Il Patto di “Buon’entrata” nelle locazioni immobiliari
Il Patto di “Buon’entrata” nelle locazioni immobiliari
Newsletter di aprile della Camera di Camera di Commercio Italo-Germanica (AHK Italien). In questo numero, Patrizio Cataldo ed Eva Knickenberg-Giardina approfondiscono il tema: Il Patto di “Buon’entrata” nelle locazioni immobiliari.
Nelle locazioni commerciali è frequente che il conduttore debba corrispondere una “buon’entrata”. Il beneficiario può essere il precedente conduttore oppure il locatore. Nel secondo caso la somma si aggiunge al canone del primo trimestre di locazione e al deposito cauzionale (di solito pari a tre mensilità di canone). Questo c.d. patto di buon’entrata è spesso oggetto di controversie giudiziali: infatti, secondo la giurisprudenza la legge 392/78 non consente al locatore di chiedere al conduttore (i.e. la parte debole del rapporto) il pagamento di somme diverse dal canone e dal deposito cauzionale in assenza di una giustificazione causale.

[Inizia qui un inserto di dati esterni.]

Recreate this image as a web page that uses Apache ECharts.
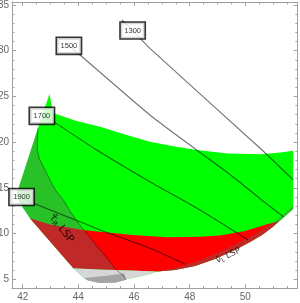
<!DOCTYPE html>
<html><head><meta charset="utf-8">
<script src="https://cdn.jsdelivr.net/npm/echarts@6/dist/echarts.min.js"></script>
<style>html,body{margin:0;padding:0;background:#fff}#c{width:300px;height:303px}</style>
</head><body><div id="c"></div>
<script>
// ---- tick values ----
const xTicks = [42, 44, 46, 48, 50];
const xMinorTicks = [42.5, 43, 43.5, 44.5, 45, 45.5, 46.5, 47, 47.5, 48.5, 49, 49.5, 50.5, 51, 51.5];
const yTicks = [5, 10, 15, 20, 25, 30, 35];
const yMinorTicks = [6,7,8,9,11,12,13,14,16,17,18,19,21,22,23,24,26,27,28,29,31,32,33,34];

// ---- regions (x, y) ----
const greenRegion = [
  [42.96,25.27],[43.10,23.19],[43.88,22.37],[44.78,21.69],[45.68,20.84],[46.57,20.05],
  [47.47,19.52],[48.25,19.14],[49.38,18.76],[50.53,18.67],[51.25,18.87],[51.72,19.06],
  [51.72,12.69],[51.32,11.59],[50.96,10.66],[50.60,9.84],[50.17,9.08],[49.63,8.20],
  [48.91,7.22],[48.19,6.45],[47.47,6.02],[46.83,5.85],[46.57,5.58],[46.11,5.25],
  [45.68,4.98],[45.35,4.65],[44.78,4.59],[44.35,4.87],[44.20,5.14],[43.82,6.20],
  [42.26,11.67],[42.02,12.76],[41.76,14.11],[42.55,21.55]
];
const redRegion = [
  [42.26,11.67],[42.98,10.99],[44.18,10.39],[44.78,10.20],[45.96,9.84],[47.19,9.59],
  [48.37,9.66],[49.09,9.79],[49.99,10.28],[50.78,11.01],[51.21,11.35],
  [50.96,10.66],[50.60,9.84],[50.17,9.08],[49.63,8.20],[48.91,7.22],[48.19,6.45],
  [47.47,6.02],[46.83,5.85],[45.86,5.96],[44.78,6.07],[43.82,6.20]
];
const grayRegion = [
  [43.82,6.20],[44.78,6.07],[45.86,5.96],[46.83,5.85],[46.57,5.58],[46.11,5.25],
  [45.68,4.98],[45.35,4.65],[44.78,4.59],[44.35,4.87],[44.20,5.14]
];
const darkGrayRegion = [
  [44.20,5.14],[44.78,5.30],[45.64,5.63],[45.71,4.92],[45.35,4.65],[44.78,4.59],[44.35,4.87]
];
const stauLine = [
  [42.55,21.55],[42.53,20.23],[42.53,19.14],[42.62,18.05],[42.77,17.17],[42.98,15.86],
  [43.20,14.66],[43.46,13.67],[43.70,12.47],[43.94,11.43],[44.17,10.50],[44.42,9.52],
  [44.78,8.20],[45.14,6.89],[45.35,6.07],[45.64,5.36],[45.71,4.92]
];
const stauRegion = [
  [42.55,21.55],[42.53,20.23],[42.53,19.14],[42.62,18.05],[42.77,17.17],[42.98,15.86],
  [43.20,14.66],[43.46,13.67],[43.70,12.47],[43.94,11.43],[44.17,10.50],[44.42,9.52],
  [44.78,8.20],[45.14,6.89],[45.35,6.07],[44.78,6.07],[43.82,6.20],
  [42.26,11.67],[42.02,12.76],[41.76,14.11]
];
const snuLine = [
  [46.83,5.85],[47.47,6.23],[48.19,6.89],[48.91,7.77],[49.63,8.81],[50.17,9.63],
  [50.60,10.39],[50.96,11.16],[51.25,11.81],[51.72,13.07]
];
const snuRegion = [
  [46.83,5.85],[47.47,6.23],[48.19,6.89],[48.91,7.77],[49.63,8.81],[50.17,9.63],
  [50.60,10.39],[50.96,11.16],[51.25,11.81],[51.72,13.07],
  [51.72,12.69],[51.32,11.59],[50.96,10.66],[50.60,9.84],[50.17,9.08],[49.63,8.20],
  [48.91,7.22],[48.19,6.45],[47.47,6.02]
];

// ---- contours ----
const contour1300 = [[45.56,33.36],[45.95,32.21],[46.57,30.26],[50.53,19.33],[51.72,15.86]];
const contour1500 = [[43.66,30.54],[44.06,29.53],[46.57,22.97],[48.25,19.14],[49.39,16.59],[50.59,13.67],[51.36,11.85]];
const contour1700 = [[42.69,22.88],[43.10,22.24],[44.66,19.14],[46.57,15.67],[48.37,12.58],[50.10,9.30]];
const contour1900 = [[41.94,14.00],[42.28,13.45],[43.94,11.43],[44.78,10.39],[46.57,8.39],[47.83,6.67]];
const contourLabels = [
  {value:[45.95,32.21], name:'1300'},
  {value:[43.66,30.54], name:'1500'},
  {value:[42.69,22.88], name:'1700'},
  {value:[41.96,14.00], name:'1900'}
];
const regionLabels = [
  {value:[43.39,10.56], name:'stau', rot:-52},
  {value:[49.39,7.60], name:'snu', rot:25}
];

const AX = '#a0a0a0';
function polySeries(pts, fill){
  return {
    type:'custom', coordinateSystem:'cartesian2d', silent:true, clip:true,
    data:[pts[0]],
    renderItem:(params, api)=>({
      type:'polygon',
      shape:{points: pts.map(p=>api.coord(p))},
      style:{fill: fill, stroke: null}
    })
  };
}
function lineSeries(pts, color, w){
  return {type:'line', data:pts, symbol:'none', smooth:0.2, silent:true,
    lineStyle:{color:color, width:w}};
}
function xAx(pos, ticks, len, labels, line){
  return {type:'value', min:41.616, max:51.88, position:pos, gridIndex:0,
    axisLine:{show:line, onZero:false, lineStyle:{color:AX, width:1}},
    axisTick:{show:true, inside:true, length:len, customValues:ticks, lineStyle:{color:AX}},
    axisLabel:{show:labels, customValues:ticks, color:'#666', fontSize:10, margin:4, fontFamily:'Liberation Sans'},
    splitLine:{show:false}, minorTick:{show:false}};
}
function yAx(pos, ticks, len, labels, line){
  return {type:'value', min:4.01, max:35.33, position:pos, gridIndex:0,
    axisLine:{show:line, onZero:false, lineStyle:{color:AX, width:1}},
    axisTick:{show:true, inside:true, length:len, customValues:ticks, lineStyle:{color:AX}},
    axisLabel:{show:labels, customValues:ticks, color:'#666', fontSize:10, margin:3, fontFamily:'Liberation Sans'},
    splitLine:{show:false}, minorTick:{show:false}};
}

const chart = echarts.init(document.getElementById('c'), null, {renderer:'canvas'});
chart.setOption({
  animation:false,
  backgroundColor:'#fff',
  grid:{left:12, right:2.3, top:2, bottom:14.7, containLabel:false, outerBoundsMode:'none'},
  xAxis:[xAx('bottom', xTicks, 4, true, true), xAx('bottom', xMinorTicks, 2.3, false, false),
         xAx('top', xTicks, 4, false, true), xAx('top', xMinorTicks, 2.3, false, false)],
  yAxis:[yAx('left', yTicks, 4, true, true), yAx('left', yMinorTicks, 2.3, false, false),
         yAx('right', yTicks, 4, false, true), yAx('right', yMinorTicks, 2.3, false, false)],
  series:[
    polySeries(greenRegion, '#00ff00'),
    polySeries(redRegion, '#ff0000'),
    polySeries(grayRegion, '#d6d6d6'),
    polySeries(darkGrayRegion, '#a4a4a4'),
    polySeries(stauRegion, 'rgba(100,100,100,0.4)'),
    polySeries(snuRegion, 'rgba(100,100,100,0.4)'),
    lineSeries(stauLine, 'rgba(0,0,0,0.45)', 0.8),
    lineSeries(contour1300, 'rgba(0,0,0,0.55)', 1.1),
    lineSeries(contour1500, 'rgba(0,0,0,0.55)', 1.1),
    lineSeries(contour1700, 'rgba(0,0,0,0.55)', 1.1),
    lineSeries(contour1900, 'rgba(0,0,0,0.55)', 1.1),
    {type:'scatter', z:5, data:contourLabels, symbolSize:0, silent:true, clip:false,
      label:{show:true, position:'inside', formatter:p=>p.name, color:'#000', fontSize:7.5,
        fontFamily:'Liberation Sans', backgroundColor:'#fff', borderColor:'#000', borderWidth:1.6,
        padding:[4,3.5,3.5,3.5]}},
    {type:'scatter', z:5, symbolSize:0, silent:true, clip:false,
      data:regionLabels.map(d=>({value:d.value, name:d.name, label:{rotate:d.rot}})),
      label:{show:true, position:'inside', color:'#000', fontFamily:'DejaVu Sans',
        formatter:p=> p.name==='stau' ? '{a|τ̃}{s|R}{a| LSP}' : '{b|ν̃}{t|L}{b| LSP}',
        rich:{
          a:{fontSize:10.5, color:'#000', lineHeight:14, fontFamily:'DejaVu Sans'},
          s:{fontSize:7, color:'#000', lineHeight:14, padding:[5,0,0,0], fontFamily:'DejaVu Sans'},
          b:{fontSize:8.5, color:'#000', lineHeight:12, fontFamily:'DejaVu Sans'},
          t:{fontSize:6, color:'#000', lineHeight:12, padding:[4,0,0,0], fontFamily:'DejaVu Sans'}
        }}}
  ]
});
</script></body></html>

In buona sostanza il patto di buon’entrata non è, di per sé, nullo: l’invalidità ha luogo se le somme sono pagate a fondo perduto e se non sono legate ad una controprestazione del locatore.
È pertanto fondamentale, nella redazione del contratto, identificare le attività svolte dal locatore che possano giustificare il versamento della buon’entrata da parte del conduttore: deve trattarsi di prestazioni effettive e dimostrabili, il cui valore sia proporzionale alla somma della buon’entrata. Nelle locazioni con canone annuo superiore a 250.000 euro, in cui si presume che le parti abbiano pari forza negoziale, è concessa una maggiore flessibilità a favore del locatore in relazione alla clausola di buon’entrata.